Thomas Corns organ


This is a most engaging recording, pairing organ music by two composers who, at least superficially, might not appear to have very much in common, other than the fact that their output for the organ in both cases represents only a fragment of their activities.

In his excellent programme notes, the late Francis O’Gorman points out that both Dove and Weir have a similar approach to the instrument – namely its suitability for the dramatic and the pictorial. In this instance, the common elements seem to be water and trees with even Jonathan Dove’s contribution being pressed into service given that it is a setting of Christ unser Herr zum Jordan kam, where Bach’s version includes writing for the left hand which would seem to evoke the motion of the river. 

The other common element in both composers’ music for the instrument is that the players need to be of virtuoso calibre. This repertoire requires complete mastery of both the instrument and the composers’ idioms. O’Gorman sees the connection with the music of the 19th century, which often embraced the pictorial; Berlioz and Liszt spring most readily to mind, and for the organ, Mulet’s Tu es Petra and Messiaen’s Apparition de’Eglise éternelle. This leads to an identification of additional common ground which is theological.

Weir’s St Alban, her competition piece for the 2023 St Alban International Organ Festival, illustrates the story of the saint who wrapped himself in the cloak of a priest who was attempting to escape persecution. St Alban, wearing his garment, was slain in his stead. The composer uses a plainsong theme to ‘cloak’ her composition; the texture thickens, mirroring how the saint’s disguise becomes more important to the unfolding drama. It is interesting to compare this with Dove’s approach to the chorale mentioned above.

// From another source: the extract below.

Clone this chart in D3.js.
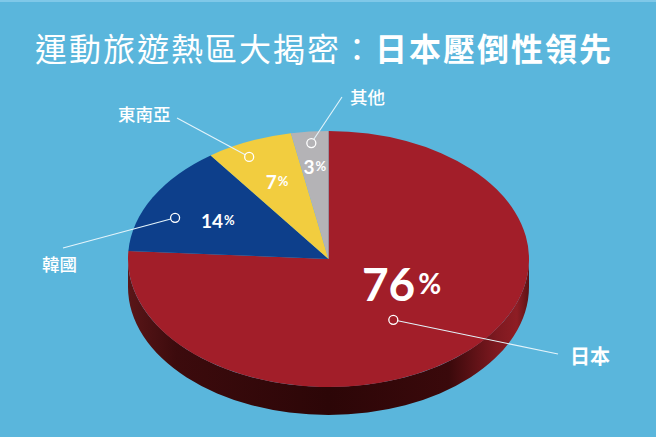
<!DOCTYPE html>
<html>
<head>
<meta charset="utf-8">
<script src="https://cdn.jsdelivr.net/npm/d3@7"></script>
<style>
  html, body { margin: 0; padding: 0; background: #5ab6dc; }
  svg { display: block; }
</style>
</head>
<body>
<div id="chart"></div>
<script>
// data
const categories = ['日本', '韓國', '東南亞', '其他'];
const shares = [76, 14, 7, 3];
const sliceColors = ['#a21e29', '#0d3f8b', '#f2cd3f', '#b4b3b6'];
const titleLight = '運動旅遊熱區大揭密：';
const titleBold = '日本壓倒性領先';

// label layout (angle offsets in degrees, radii as fraction of pie radius)
const labelLayout = [
  { pctR: 0.41, pctDa: -19.5, dotR: 0.575, dotDa: 9, end: [558, 354], text: [570, 364], anchor: 'start', size: 20, weight: 700, big: true },
  { pctR: 0.63, pctDa: 0, dotR: 0.83, dotDa: -6, end: [63, 248], text: [42, 271], anchor: 'start', size: 17.5, weight: 500 },
  { pctR: 0.66, pctDa: 0.5, dotR: 0.89, dotDa: -3, end: [177, 118], text: [118, 121], anchor: 'start', size: 17.5, weight: 500 },
  { pctR: 0.73, pctDa: 0, dotR: 0.91, dotDa: 0, end: [342, 97], text: [350, 104], anchor: 'start', size: 17.5, weight: 500 }
];

const W = 656, H = 437;
const cx = 328.5, cy = 259, rx = 200.5, ry = 128, depth = 28;

const svg = d3.select('#chart').append('svg')
    .attr('width', W).attr('height', H);

svg.append('rect').attr('width', W).attr('height', H).attr('fill', '#5ab6dc');
svg.append('rect').attr('width', W).attr('height', 2).attr('fill', '#7fc8e8');

// title
const title = svg.append('text')
    .attr('x', 35).attr('y', 61)
    .attr('fill', '#fff')
    .style('font-family', '"Noto Sans CJK TC", "Noto Sans CJK SC", sans-serif')
    .style('font-size', '32px')
    .style('letter-spacing', '2px');
title.append('tspan').style('font-weight', 400).text(titleLight);
title.append('tspan').style('font-weight', 700).text(titleBold);

// side gradient
const defs = svg.append('defs');
const grad = defs.append('linearGradient').attr('id', 'side')
    .attr('x1', '0%').attr('x2', '100%').attr('y1', '0%').attr('y2', '0%');
[['0%', '#5a1618'], ['12%', '#3c0b0d'], ['50%', '#2c0607'], ['80%', '#3a090b'], ['92%', '#7e1920'], ['97%', '#8e1d24'], ['100%', '#5c1216']]
  .forEach(s => grad.append('stop').attr('offset', s[0]).attr('stop-color', s[1]));

const k = ry / rx;
const pieG = svg.append('g').attr('transform', `translate(${cx},${cy}) scale(1,${k})`);

// side wall (scaled coordinates)
const D = depth / k;
pieG.append('path')
    .attr('d', `M${-rx},0 L${-rx},${D} A${rx},${rx} 0 0 0 ${rx},${D} L${rx},0 A${rx},${rx} 0 0 1 ${-rx},0 Z`)
    .attr('fill', 'url(#side)');

const pie = d3.pie().sort(null).value(d => d);
const arcs = pie(shares);
const arc = d3.arc().innerRadius(0).outerRadius(rx);

pieG.selectAll('path.slice')
  .data(arcs)
  .enter()
  .append('path')
    .attr('class', 'slice')
    .attr('d', arc)
    .attr('fill', (d, i) => sliceColors[i]);

// project an angle (radians, 0 at top, clockwise) + radius fraction onto the ellipse
function proj(a, f) {
  return [cx + rx * f * Math.sin(a), cy - ry * f * Math.cos(a)];
}
const rad = d => d * Math.PI / 180;

// leader lines, dots and outer labels
arcs.forEach((d, i) => {
  const L = labelLayout[i];
  const mid = (d.startAngle + d.endAngle) / 2;
  const dot = proj(mid + rad(L.dotDa), L.dotR);
  const ang = Math.atan2(L.end[1] - dot[1], L.end[0] - dot[0]);
  const r = 4.5;
  svg.append('line')
      .attr('x1', dot[0] + r * Math.cos(ang)).attr('y1', dot[1] + r * Math.sin(ang))
      .attr('x2', L.end[0]).attr('y2', L.end[1])
      .attr('stroke', '#e4f4fb').attr('stroke-width', 1.1);
  svg.append('circle')
      .attr('cx', dot[0]).attr('cy', dot[1]).attr('r', r)
      .attr('fill', 'none').attr('stroke', '#fff').attr('stroke-width', 1.3);
  svg.append('text')
      .attr('x', L.text[0]).attr('y', L.text[1])
      .attr('text-anchor', L.anchor)
      .attr('fill', '#fff')
      .style('font-family', '"Noto Sans CJK TC", sans-serif')
      .style('font-size', L.size + 'px')
      .style('font-weight', L.weight)
      .text(categories[i]);

  const p = proj(mid + rad(L.pctDa), L.pctR);
  const t = svg.append('text')
      .attr('x', p[0]).attr('y', p[1])
      .attr('text-anchor', 'middle')
      .attr('dominant-baseline', 'central')
      .attr('fill', '#fff')
      .style('font-family', 'Lato, sans-serif')
      .style('font-weight', 700);
  t.append('tspan').style('font-size', L.big ? '46px' : '19px').text(shares[i]);
  t.append('tspan').style('font-size', L.big ? '28px' : '13px').attr('dx', L.big ? 3 : 1).text('%');
});
</script>
</body>
</html>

Thomas Corns demonstrates a sure grasp of the formidable technical demands that this repertoire makes. The Marcussen organ of Tonbridge School chapel (1995) is clear and characterful, and the player’s command of colour is noteworthy. As with many recordings of contemporary music, these pieces reveal themselves most fully when experienced singly, although as a complete ‘programme’ there is sufficient variety of timbre and texture to keep the listener engaged, and the recorded sound is full without stridency. This is most definitely a recording to which I will want to return.